Александр Исаевич Солженицын достиг зрелости. То, чего еще не знал наивный Морж, в совершенстве постиг Ветров.
Бог. Жизнь или смерть? Верность стране, которая хотя и наказала его, но все же протянула ему руку помощи, или же сопротивление? В какой маске, говоря словами Л. К., он появится на сцене будущего? Этого, видимо, не знает и сам Александр Солженицын.
Часть II
Глава I. ПОСЛЕ ОСВОБОЖДЕНИЯ
Новые зигзаги
Александр Исаевич Солженицын, восседая в старинном кресле стиля Людовика XV, устроился поудобнее и, глядя в одну точку, принял вид человека, обремененного мудрыми и беспокойными мыслями.
На вопросы он отвечал важно и лениво. Больше он прислушивался к своему собственному голосу, который становился то вкрадчивым и грустным, то грозным и истеричным.
— Сахаров? — хрипло закричал он. — Нет, прошу вас, о Сахарове со мной не говорите. Я даже слушать о нем совершенно не желаю. Сахаров — логист западного толка. Много мозгов, много ума, а душа? Души нет. Сахарову нечего сказать русскому человеку. Я лично с ним согласиться не могу. В сентябре прошлого года (то есть 1973 года. — Т. Р.) мы собирались подготовить совместный манифест. Не договорились. Я в конце концов написал «Письмо вождям Советского Союза»… Мы сближались, как две колонны во встречном бою, — правительство и мы, сами того не зная. Они готовили акцию против нас, мы — против них. Под конец на поле боя остался я один.

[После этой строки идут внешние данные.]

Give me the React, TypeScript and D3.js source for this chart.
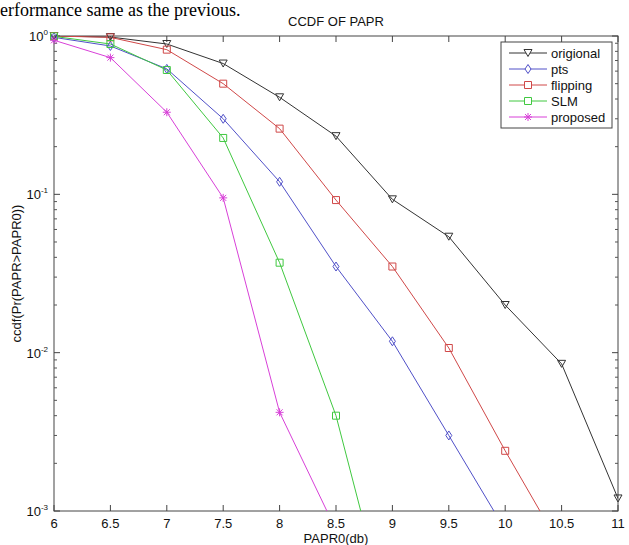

Александр Исаевич наклонился вперед и сжал виски ладонями. (К этому времени я уже успел изучить основные его жесты — их было пять, — выражающие его душевное состояние или отношение к собеседнику.) Этот жест означал глубокую печаль.
— Я один… — Он широко разводит руки. Его рыжие волосы до удивления увеличивают сходство с Распятым.
И словно до вашего слуха доходит: «Я, страстотерпец Солженицын…»
— Да, один, — повторил он приглушенным голосом, но четко, по слогам…
В комнате наступила напряженная тишина.
— Вещи выглядят так, как выглядят, и другой формы им не придашь. Кто у нас есть? Братья Медведевы. Жорес и Рой. Но ведь это слабаки, неверующие и предатели. А кто еще? Якир и Красин? Мне стыдно говорить с вами об этих подонках, друзья…
Солженицын прикрыл глаза ладонью правой руки, прижав большой палец к виску. Это означает негодование, возмущение до глубины души.
Он находился в Цюрихе уже не первый день. Его треугольное лицо страдальца уже, видно, примелькалось, и его фотографии давно исчезли с витрин больших книжных магазинов. В телепередачах не появлялось больше сообщений о «великом борце против коммунизма», замолкла и пресса. С тех майских дней 1974 года поредела и чешская «аудитория» Александра Исаевича. Осталось всего восемь человек, включая владельцев квартиры — супругов Голуб, неизменного доктора Прженосила и телохранителей — чемпионов по каратэ. Да, немногим больше, чем бывало слушателей на чугунной лестнице во дворе улицы Шаумяна в Ростове-на-Дону.
Единственное, что увеличилось, — это жизненное пространство Александра Исаевича Солженицына. У него уже не только своя вилла и квартира гостеприимных чешских эмигрантов, но и дача в окрестностях Цюриха, куда его каждое утро отвозят чемпионы по каратэ, чтобы к вечеру доставить обратно на виллу. Адрес по-прежнему держится в строжайшем секрете. Не знает его даже Наталия Светлова. Наташа II — новая жена Александра Исаевича. Строжайше запрещено (даже тем, кто знает номер телефона) звонить на дачу. «Александр Исаевич творит! Ему нельзя мешать!» Строго запрещено сообщать адрес третьим лицам: он опасается, как бы в его окружение не проникли агенты советского КГБ или чехословацкой госбезопасности. С каждым днем возрастала его алчность…
— Такие, как Якир и Красин, которые столь низко пали, что каются перед большевистским судом, не стоят того, чтобы говорить о них в таком обществе, как ваше, друзья мои! А еще кто?
Он нервным движением погладил бороду тыльной стороной ладони, затем резко рассек рукой воздух перед собой (что означало презрение) и посмотрел бегающим взором в сторону хозяйки.
— Амальрик. Все-таки он отличный социолог, — несмело отозвалась хозяйка.
В светлой, в стиле модерн квартире доктора Голуба воцарилась опять полная тишина.